> **The problem**
Find and return each line containing "drawn".
──────── Record set ────────
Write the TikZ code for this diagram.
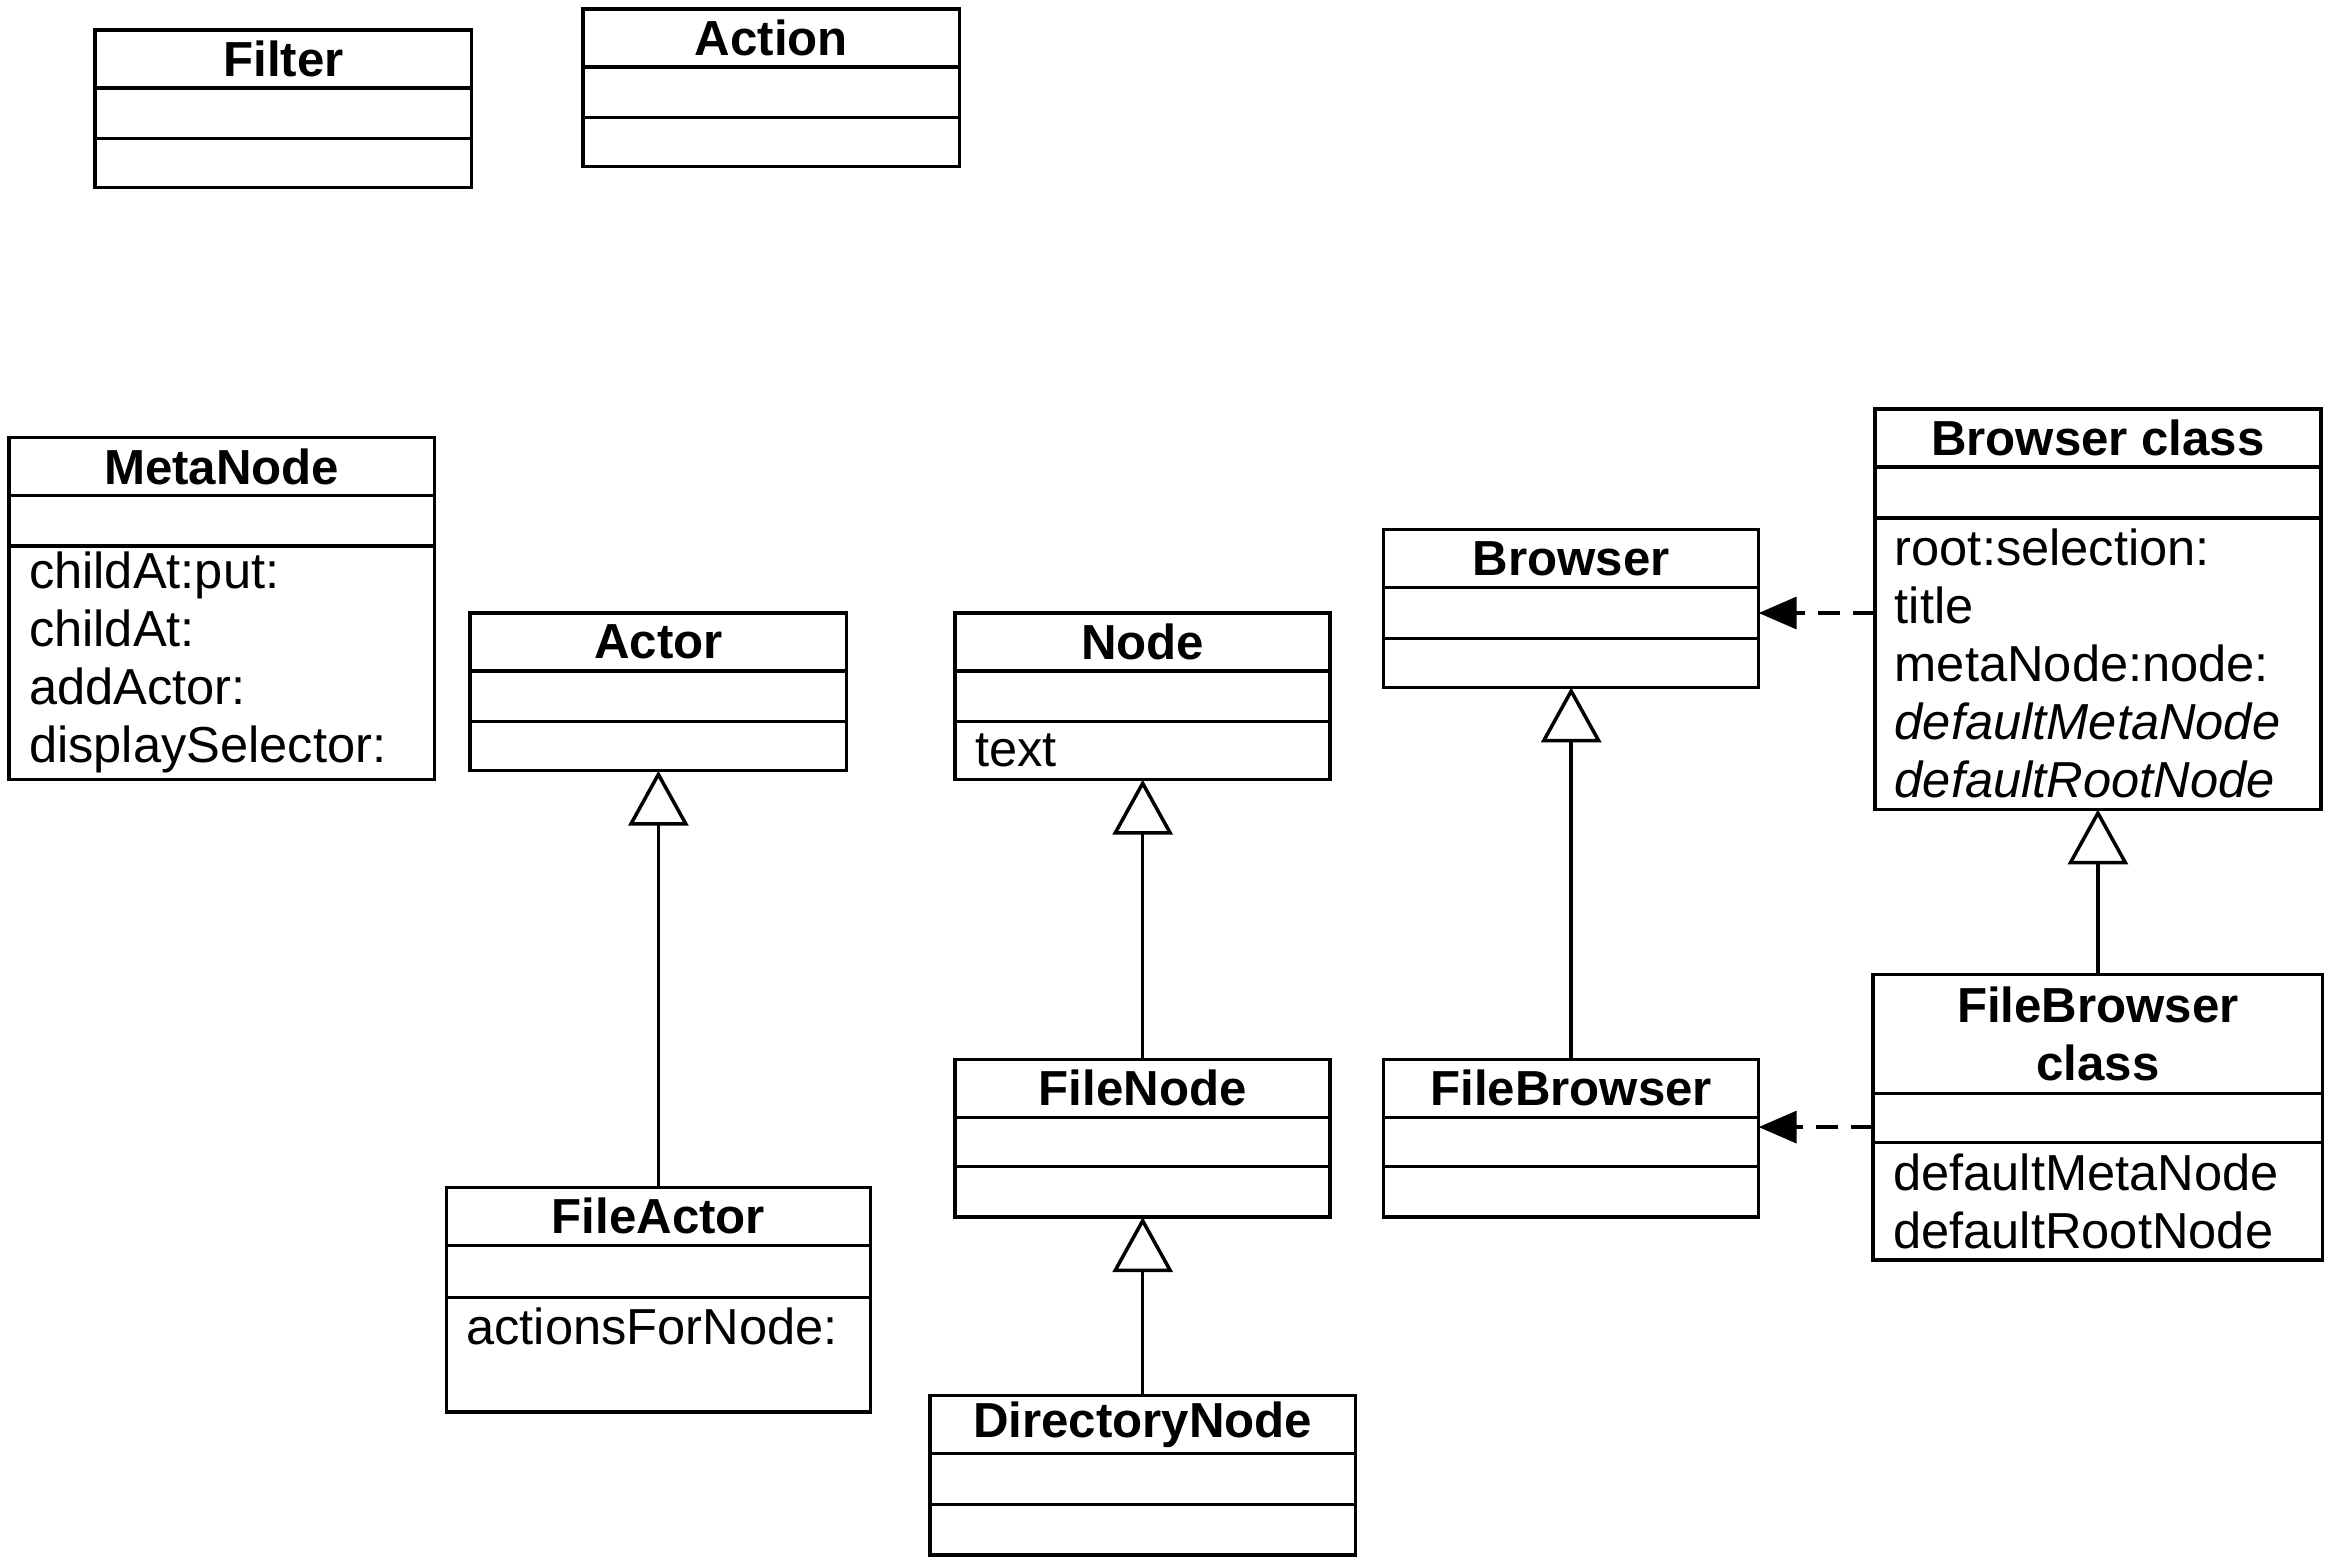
────────
──────── Record set ────────
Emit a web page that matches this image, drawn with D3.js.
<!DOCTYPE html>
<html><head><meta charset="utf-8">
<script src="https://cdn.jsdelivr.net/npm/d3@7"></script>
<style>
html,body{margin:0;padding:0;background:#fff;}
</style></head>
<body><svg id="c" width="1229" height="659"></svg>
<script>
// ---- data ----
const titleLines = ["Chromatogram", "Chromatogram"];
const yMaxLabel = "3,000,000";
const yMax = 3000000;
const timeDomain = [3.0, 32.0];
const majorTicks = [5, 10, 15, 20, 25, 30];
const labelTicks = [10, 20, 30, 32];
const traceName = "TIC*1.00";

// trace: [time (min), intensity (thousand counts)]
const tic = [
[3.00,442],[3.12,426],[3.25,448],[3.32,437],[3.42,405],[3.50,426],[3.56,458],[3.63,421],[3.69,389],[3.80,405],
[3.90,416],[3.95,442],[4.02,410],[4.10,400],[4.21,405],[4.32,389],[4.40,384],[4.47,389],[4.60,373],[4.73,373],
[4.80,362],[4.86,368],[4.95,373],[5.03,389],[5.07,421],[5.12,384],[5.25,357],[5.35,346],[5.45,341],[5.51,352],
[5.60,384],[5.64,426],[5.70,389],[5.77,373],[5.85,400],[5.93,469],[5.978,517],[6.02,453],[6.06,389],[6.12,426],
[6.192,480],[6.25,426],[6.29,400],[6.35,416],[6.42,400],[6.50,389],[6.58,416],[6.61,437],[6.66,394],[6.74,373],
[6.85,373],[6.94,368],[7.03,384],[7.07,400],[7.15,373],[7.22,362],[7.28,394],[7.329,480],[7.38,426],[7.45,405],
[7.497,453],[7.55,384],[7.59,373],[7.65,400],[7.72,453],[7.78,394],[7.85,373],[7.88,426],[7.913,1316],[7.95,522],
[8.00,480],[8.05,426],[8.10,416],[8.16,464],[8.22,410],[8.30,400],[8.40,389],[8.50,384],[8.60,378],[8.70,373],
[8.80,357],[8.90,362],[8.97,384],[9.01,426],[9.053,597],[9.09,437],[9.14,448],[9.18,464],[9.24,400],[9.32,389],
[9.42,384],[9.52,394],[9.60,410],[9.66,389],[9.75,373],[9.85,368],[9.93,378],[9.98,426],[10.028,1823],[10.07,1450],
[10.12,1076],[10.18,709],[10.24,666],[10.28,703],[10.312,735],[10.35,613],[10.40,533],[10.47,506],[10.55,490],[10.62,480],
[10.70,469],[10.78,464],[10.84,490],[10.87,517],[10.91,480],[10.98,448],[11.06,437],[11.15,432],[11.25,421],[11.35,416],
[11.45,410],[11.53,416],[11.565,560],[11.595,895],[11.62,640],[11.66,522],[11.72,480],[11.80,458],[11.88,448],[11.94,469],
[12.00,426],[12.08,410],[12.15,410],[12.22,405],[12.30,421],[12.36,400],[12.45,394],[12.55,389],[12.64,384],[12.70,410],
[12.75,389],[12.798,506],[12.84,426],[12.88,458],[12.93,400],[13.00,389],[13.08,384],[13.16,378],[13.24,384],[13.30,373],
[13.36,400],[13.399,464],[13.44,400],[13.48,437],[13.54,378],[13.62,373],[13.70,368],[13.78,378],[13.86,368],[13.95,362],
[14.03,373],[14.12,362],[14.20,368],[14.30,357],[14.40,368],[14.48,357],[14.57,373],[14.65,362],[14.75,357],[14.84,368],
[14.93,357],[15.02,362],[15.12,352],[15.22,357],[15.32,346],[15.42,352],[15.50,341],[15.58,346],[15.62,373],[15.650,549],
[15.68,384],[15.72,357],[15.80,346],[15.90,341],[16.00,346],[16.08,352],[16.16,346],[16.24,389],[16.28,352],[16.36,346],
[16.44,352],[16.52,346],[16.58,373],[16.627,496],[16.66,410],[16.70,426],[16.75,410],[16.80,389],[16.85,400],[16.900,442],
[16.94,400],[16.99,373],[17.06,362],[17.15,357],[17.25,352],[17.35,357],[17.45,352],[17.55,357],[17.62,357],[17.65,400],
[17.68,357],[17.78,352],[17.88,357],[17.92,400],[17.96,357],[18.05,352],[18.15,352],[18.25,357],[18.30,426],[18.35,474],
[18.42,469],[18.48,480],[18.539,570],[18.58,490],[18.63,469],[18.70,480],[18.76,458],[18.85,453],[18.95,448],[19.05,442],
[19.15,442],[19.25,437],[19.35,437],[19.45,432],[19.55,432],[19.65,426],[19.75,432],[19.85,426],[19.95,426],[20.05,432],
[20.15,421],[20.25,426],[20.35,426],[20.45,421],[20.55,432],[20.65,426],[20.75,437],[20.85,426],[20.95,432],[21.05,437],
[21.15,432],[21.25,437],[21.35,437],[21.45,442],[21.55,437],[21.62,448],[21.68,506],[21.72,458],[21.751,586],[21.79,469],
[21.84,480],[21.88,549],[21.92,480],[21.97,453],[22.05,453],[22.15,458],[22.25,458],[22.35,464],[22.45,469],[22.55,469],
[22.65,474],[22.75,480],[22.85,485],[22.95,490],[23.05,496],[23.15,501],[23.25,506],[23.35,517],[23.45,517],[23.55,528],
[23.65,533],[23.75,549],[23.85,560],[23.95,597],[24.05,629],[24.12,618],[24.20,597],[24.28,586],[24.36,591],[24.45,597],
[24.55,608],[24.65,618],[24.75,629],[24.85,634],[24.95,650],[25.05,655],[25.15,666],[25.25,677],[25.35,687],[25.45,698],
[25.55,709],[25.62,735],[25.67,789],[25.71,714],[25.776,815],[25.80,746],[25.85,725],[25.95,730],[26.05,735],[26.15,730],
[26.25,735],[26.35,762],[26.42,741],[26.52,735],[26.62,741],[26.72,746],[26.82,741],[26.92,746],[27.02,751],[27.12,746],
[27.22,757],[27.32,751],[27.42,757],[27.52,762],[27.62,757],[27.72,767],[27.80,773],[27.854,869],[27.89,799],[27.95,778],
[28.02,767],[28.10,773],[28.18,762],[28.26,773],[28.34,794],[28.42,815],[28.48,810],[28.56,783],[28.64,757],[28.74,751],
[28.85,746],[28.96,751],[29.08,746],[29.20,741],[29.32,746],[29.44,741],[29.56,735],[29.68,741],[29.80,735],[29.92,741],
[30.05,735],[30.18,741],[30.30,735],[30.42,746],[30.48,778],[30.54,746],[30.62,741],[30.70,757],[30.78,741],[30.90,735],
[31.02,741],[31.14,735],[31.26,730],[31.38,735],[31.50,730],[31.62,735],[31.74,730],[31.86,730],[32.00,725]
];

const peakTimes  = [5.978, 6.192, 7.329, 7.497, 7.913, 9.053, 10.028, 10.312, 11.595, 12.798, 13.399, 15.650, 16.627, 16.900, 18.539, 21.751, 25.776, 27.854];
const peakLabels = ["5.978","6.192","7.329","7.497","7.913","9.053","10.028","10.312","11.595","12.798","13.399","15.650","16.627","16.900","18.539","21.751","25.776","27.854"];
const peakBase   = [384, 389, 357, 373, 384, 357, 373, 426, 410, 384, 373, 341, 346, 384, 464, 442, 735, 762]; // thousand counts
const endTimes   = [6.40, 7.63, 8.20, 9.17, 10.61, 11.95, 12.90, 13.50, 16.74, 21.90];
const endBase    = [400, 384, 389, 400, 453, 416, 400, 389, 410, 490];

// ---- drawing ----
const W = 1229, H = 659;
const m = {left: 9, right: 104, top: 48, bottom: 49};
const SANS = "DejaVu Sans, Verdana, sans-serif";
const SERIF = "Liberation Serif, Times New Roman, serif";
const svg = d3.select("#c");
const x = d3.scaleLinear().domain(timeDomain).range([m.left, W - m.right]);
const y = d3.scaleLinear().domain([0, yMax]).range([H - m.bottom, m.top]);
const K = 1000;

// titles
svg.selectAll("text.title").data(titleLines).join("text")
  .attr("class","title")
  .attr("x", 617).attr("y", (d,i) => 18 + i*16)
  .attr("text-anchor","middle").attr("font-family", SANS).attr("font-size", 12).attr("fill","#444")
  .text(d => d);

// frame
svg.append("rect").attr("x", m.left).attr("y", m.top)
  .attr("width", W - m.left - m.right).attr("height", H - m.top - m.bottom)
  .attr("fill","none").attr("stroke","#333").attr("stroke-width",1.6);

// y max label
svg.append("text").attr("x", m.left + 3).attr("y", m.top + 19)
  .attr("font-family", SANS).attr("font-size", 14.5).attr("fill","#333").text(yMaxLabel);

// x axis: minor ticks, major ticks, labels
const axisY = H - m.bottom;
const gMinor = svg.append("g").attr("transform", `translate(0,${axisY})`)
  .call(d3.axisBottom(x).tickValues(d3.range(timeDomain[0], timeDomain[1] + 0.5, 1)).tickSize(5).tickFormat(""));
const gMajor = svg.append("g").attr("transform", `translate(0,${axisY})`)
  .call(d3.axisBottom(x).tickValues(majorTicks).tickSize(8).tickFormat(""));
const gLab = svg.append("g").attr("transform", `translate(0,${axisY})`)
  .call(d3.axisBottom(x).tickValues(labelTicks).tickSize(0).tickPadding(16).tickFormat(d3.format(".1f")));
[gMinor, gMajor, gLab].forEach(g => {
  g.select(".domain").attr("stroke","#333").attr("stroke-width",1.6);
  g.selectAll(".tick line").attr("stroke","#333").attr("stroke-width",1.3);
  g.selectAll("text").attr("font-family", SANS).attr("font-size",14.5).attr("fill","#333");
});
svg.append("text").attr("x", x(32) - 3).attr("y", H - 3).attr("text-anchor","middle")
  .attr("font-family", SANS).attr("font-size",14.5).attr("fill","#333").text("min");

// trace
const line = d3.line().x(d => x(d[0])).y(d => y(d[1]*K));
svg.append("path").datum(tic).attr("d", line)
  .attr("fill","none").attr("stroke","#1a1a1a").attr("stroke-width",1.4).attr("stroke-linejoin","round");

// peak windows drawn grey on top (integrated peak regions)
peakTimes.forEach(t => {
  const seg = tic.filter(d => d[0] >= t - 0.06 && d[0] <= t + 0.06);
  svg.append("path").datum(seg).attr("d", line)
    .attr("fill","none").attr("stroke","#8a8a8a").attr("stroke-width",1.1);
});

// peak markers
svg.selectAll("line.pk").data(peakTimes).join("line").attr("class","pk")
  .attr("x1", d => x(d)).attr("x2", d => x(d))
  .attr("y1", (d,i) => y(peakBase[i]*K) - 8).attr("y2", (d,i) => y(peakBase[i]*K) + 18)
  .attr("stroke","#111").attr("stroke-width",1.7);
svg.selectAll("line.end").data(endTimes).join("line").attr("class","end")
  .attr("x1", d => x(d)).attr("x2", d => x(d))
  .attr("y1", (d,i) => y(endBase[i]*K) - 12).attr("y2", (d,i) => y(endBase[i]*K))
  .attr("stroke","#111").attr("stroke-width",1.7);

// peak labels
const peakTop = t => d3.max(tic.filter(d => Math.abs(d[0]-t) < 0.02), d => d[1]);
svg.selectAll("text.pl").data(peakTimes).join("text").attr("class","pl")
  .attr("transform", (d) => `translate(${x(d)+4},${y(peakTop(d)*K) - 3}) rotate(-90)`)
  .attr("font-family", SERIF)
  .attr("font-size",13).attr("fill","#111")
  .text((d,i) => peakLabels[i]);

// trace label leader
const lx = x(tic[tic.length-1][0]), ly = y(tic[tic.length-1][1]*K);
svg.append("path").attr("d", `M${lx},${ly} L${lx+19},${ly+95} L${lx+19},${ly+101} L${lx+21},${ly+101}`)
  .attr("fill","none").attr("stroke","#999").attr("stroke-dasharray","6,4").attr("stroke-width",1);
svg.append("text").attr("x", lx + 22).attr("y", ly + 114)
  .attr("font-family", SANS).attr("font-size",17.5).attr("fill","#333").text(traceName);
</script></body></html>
────────
──────── Record set ────────
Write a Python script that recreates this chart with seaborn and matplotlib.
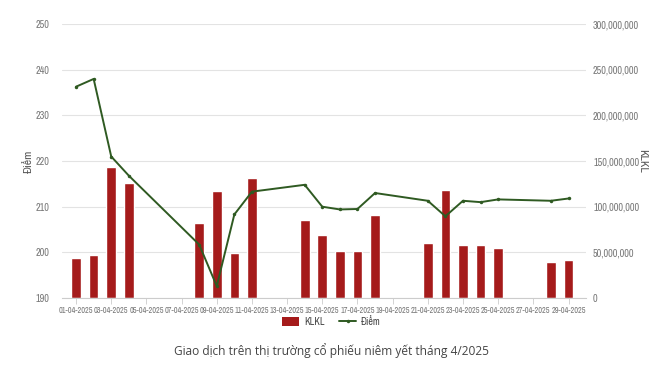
────────
> **Solution below**
Emit a web page that matches this image, drawn with D3.js.
// peak windows drawn grey on top (integrated peak regions)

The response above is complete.